WHAT IS BEING ASKED
Reproduce all the lines below exactly and omit the images.

:: STORED DATA

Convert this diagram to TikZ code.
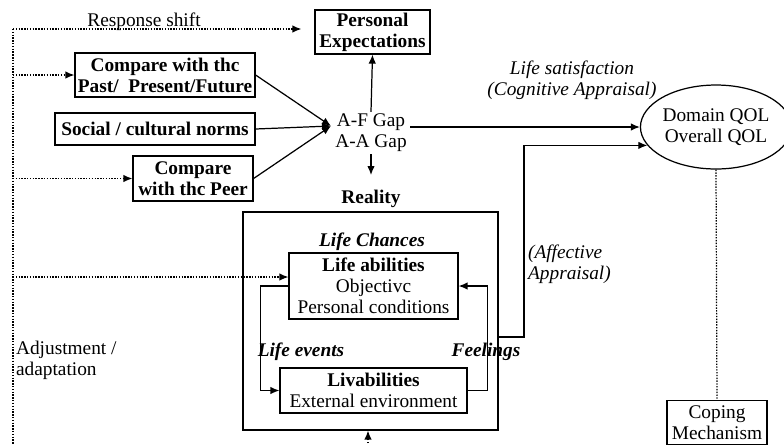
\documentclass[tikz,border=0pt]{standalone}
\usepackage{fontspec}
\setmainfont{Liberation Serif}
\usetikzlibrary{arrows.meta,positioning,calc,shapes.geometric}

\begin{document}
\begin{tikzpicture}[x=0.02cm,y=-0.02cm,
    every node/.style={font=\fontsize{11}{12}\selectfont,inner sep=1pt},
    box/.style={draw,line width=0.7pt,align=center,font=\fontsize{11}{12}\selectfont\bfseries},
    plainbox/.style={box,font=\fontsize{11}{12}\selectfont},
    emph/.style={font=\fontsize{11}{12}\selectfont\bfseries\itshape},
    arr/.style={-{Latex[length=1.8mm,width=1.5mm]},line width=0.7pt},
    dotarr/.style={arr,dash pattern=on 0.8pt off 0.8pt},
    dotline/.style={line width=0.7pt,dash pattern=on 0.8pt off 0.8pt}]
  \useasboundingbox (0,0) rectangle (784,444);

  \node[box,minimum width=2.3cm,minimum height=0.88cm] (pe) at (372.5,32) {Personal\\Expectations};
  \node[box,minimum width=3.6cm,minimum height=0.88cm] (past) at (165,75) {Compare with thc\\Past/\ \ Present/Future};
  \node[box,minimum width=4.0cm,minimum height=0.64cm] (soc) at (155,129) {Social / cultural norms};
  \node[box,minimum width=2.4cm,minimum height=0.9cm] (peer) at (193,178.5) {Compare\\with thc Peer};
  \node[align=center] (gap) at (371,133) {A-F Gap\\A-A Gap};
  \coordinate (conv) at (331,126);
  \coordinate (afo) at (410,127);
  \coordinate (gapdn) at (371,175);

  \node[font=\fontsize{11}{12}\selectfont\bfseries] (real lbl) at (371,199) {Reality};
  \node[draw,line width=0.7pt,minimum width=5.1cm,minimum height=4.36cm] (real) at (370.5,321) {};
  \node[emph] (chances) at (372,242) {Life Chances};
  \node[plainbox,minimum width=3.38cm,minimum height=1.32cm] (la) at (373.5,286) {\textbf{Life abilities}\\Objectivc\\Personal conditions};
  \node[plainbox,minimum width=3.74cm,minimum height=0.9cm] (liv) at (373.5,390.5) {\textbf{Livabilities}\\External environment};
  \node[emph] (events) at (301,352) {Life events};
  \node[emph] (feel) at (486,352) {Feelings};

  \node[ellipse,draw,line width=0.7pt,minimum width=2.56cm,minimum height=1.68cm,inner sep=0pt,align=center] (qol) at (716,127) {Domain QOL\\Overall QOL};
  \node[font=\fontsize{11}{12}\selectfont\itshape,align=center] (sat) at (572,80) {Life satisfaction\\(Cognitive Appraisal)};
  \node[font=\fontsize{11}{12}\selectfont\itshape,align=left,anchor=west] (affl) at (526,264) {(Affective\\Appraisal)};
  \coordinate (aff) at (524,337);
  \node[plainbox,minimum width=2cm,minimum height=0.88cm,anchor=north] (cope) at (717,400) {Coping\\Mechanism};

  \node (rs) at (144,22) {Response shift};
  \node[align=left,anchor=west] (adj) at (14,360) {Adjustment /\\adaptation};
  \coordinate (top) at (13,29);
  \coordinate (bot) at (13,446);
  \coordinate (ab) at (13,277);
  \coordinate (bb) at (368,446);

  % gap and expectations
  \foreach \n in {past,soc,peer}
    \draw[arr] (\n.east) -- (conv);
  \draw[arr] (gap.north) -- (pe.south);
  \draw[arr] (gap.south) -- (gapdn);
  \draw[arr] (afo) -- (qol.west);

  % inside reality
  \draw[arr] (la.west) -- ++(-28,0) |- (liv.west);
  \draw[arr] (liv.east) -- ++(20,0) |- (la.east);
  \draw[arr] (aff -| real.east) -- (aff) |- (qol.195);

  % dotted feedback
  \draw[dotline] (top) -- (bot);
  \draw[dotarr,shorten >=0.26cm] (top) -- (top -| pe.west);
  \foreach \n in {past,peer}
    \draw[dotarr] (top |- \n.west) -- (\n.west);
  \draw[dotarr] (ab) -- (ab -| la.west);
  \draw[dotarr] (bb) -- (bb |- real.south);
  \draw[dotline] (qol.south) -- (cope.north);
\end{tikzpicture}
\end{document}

::::

ANSWER
Convert this diagram to TikZ code.
\documentclass[tikz,border=0pt]{standalone}
\usepackage{fontspec}
\setmainfont{Liberation Serif}
\usetikzlibrary{arrows.meta,positioning,calc,shapes.geometric}

\begin{document}
\begin{tikzpicture}[x=0.02cm,y=-0.02cm,
    every node/.style={font=\fontsize{11}{12}\selectfont,inner sep=1pt},
    box/.style={draw,line width=0.7pt,align=center,font=\fontsize{11}{12}\selectfont\bfseries},
    plainbox/.style={box,font=\fontsize{11}{12}\selectfont},
    emph/.style={font=\fontsize{11}{12}\selectfont\bfseries\itshape},
    arr/.style={-{Latex[length=1.8mm,width=1.5mm]},line width=0.7pt},
    dotarr/.style={arr,dash pattern=on 0.8pt off 0.8pt},
    dotline/.style={line width=0.7pt,dash pattern=on 0.8pt off 0.8pt}]
  \useasboundingbox (0,0) rectangle (784,444);

  \node[box,minimum width=2.3cm,minimum height=0.88cm] (pe) at (372.5,32) {Personal\\Expectations};
  \node[box,minimum width=3.6cm,minimum height=0.88cm] (past) at (165,75) {Compare with thc\\Past/\ \ Present/Future};
  \node[box,minimum width=4.0cm,minimum height=0.64cm] (soc) at (155,129) {Social / cultural norms};
  \node[box,minimum width=2.4cm,minimum height=0.9cm] (peer) at (193,178.5) {Compare\\with thc Peer};
  \node[align=center] (gap) at (371,133) {A-F Gap\\A-A Gap};
  \coordinate (conv) at (331,126);
  \coordinate (afo) at (410,127);
  \coordinate (gapdn) at (371,175);

  \node[font=\fontsize{11}{12}\selectfont\bfseries] (real lbl) at (371,199) {Reality};
  \node[draw,line width=0.7pt,minimum width=5.1cm,minimum height=4.36cm] (real) at (370.5,321) {};
  \node[emph] (chances) at (372,242) {Life Chances};
  \node[plainbox,minimum width=3.38cm,minimum height=1.32cm] (la) at (373.5,286) {\textbf{Life abilities}\\Objectivc\\Personal conditions};
  \node[plainbox,minimum width=3.74cm,minimum height=0.9cm] (liv) at (373.5,390.5) {\textbf{Livabilities}\\External environment};
  \node[emph] (events) at (301,352) {Life events};
  \node[emph] (feel) at (486,352) {Feelings};

  \node[ellipse,draw,line width=0.7pt,minimum width=2.56cm,minimum height=1.68cm,inner sep=0pt,align=center] (qol) at (716,127) {Domain QOL\\Overall QOL};
  \node[font=\fontsize{11}{12}\selectfont\itshape,align=center] (sat) at (572,80) {Life satisfaction\\(Cognitive Appraisal)};
  \node[font=\fontsize{11}{12}\selectfont\itshape,align=left,anchor=west] (affl) at (526,264) {(Affective\\Appraisal)};
  \coordinate (aff) at (524,337);
  \node[plainbox,minimum width=2cm,minimum height=0.88cm,anchor=north] (cope) at (717,400) {Coping\\Mechanism};

  \node (rs) at (144,22) {Response shift};
  \node[align=left,anchor=west] (adj) at (14,360) {Adjustment /\\adaptation};
  \coordinate (top) at (13,29);
  \coordinate (bot) at (13,446);
  \coordinate (ab) at (13,277);
  \coordinate (bb) at (368,446);

  % gap and expectations
  \foreach \n in {past,soc,peer}
    \draw[arr] (\n.east) -- (conv);
  \draw[arr] (gap.north) -- (pe.south);
  \draw[arr] (gap.south) -- (gapdn);
  \draw[arr] (afo) -- (qol.west);

  % inside reality
  \draw[arr] (la.west) -- ++(-28,0) |- (liv.west);
  \draw[arr] (liv.east) -- ++(20,0) |- (la.east);
  \draw[arr] (aff -| real.east) -- (aff) |- (qol.195);

  % dotted feedback
  \draw[dotline] (top) -- (bot);
  \draw[dotarr,shorten >=0.26cm] (top) -- (top -| pe.west);
  \foreach \n in {past,peer}
    \draw[dotarr] (top |- \n.west) -- (\n.west);
  \draw[dotarr] (ab) -- (ab -| la.west);
  \draw[dotarr] (bb) -- (bb |- real.south);
  \draw[dotline] (qol.south) -- (cope.north);
\end{tikzpicture}
\end{document}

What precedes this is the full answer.